North Korea’s defense minister on Saturday warned of more “offensive action,” after Washington and Seoul criticized Pyongyang’s latest ballistic missile launch.
North Korea’s missile launch on Friday came just over a week after US President Donald Trump — on a tour of the region — expressed interest in meeting with North Korean leader Kim Jong-un.
Pyongyang did not respond to the offer.
Photo: Reuters
North Korean Minister of National Defense No Kwang-chol said Washington “has become brazen in its military moves to threaten the security” of the North, and that it was “intentionally escalating the political and military tension in the region.”
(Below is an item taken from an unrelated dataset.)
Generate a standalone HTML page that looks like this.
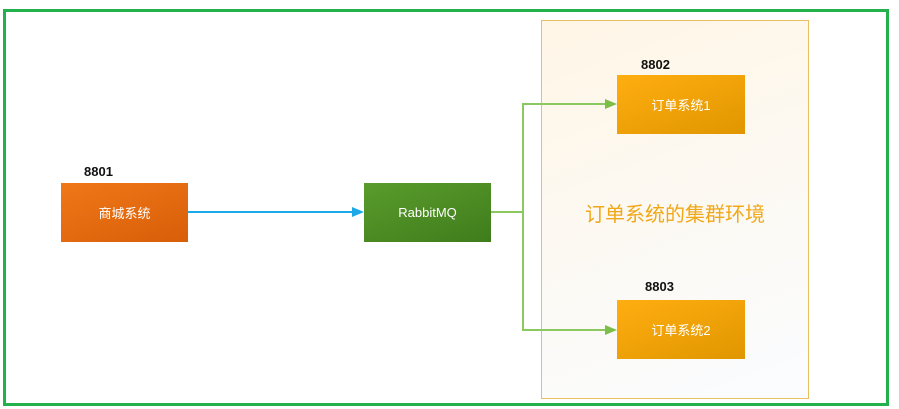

“We will show more offensive action against the enemies’ threat,” he said, according to Pyongyang’s Korean Central News Agency.
Earlier in the week, before Friday’s launch, US Secretary of Defense Pete Hegseth and his South Korean counterpart visited the Demilitarized Zone (DMZ) where they “reaffirmed the strong combined defence posture and close cooperation” between their countries.
On Wednesday, the US nuclear-powered aircraft carrier USS George Washington arrived in the South Korean port city of Busan for logistics support and crew rest, according to Seoul’s navy — an act No said was “further escalating tensions on the Korean Peninsula.”
No also said Hegseth’s DMZ visit was meant to “fan up war hysterics.”
The US Indo-Pacific Command on Friday said that North Korea’s latest ballistic missile launch “highlights the destabilizing impact” of Pyongyang’s actions, adding that the US was “consulting closely with our allies and partners.”
South Korea’s military had strongly condemned Pyongyang’s missile launch.
Seoul’s military “urges North Korea to immediately cease all actions that heighten tensions between the two Koreas,” it said in a statement.
Trump last week also announced that he had approved South Korea’s plan to build a nuclear-powered submarine.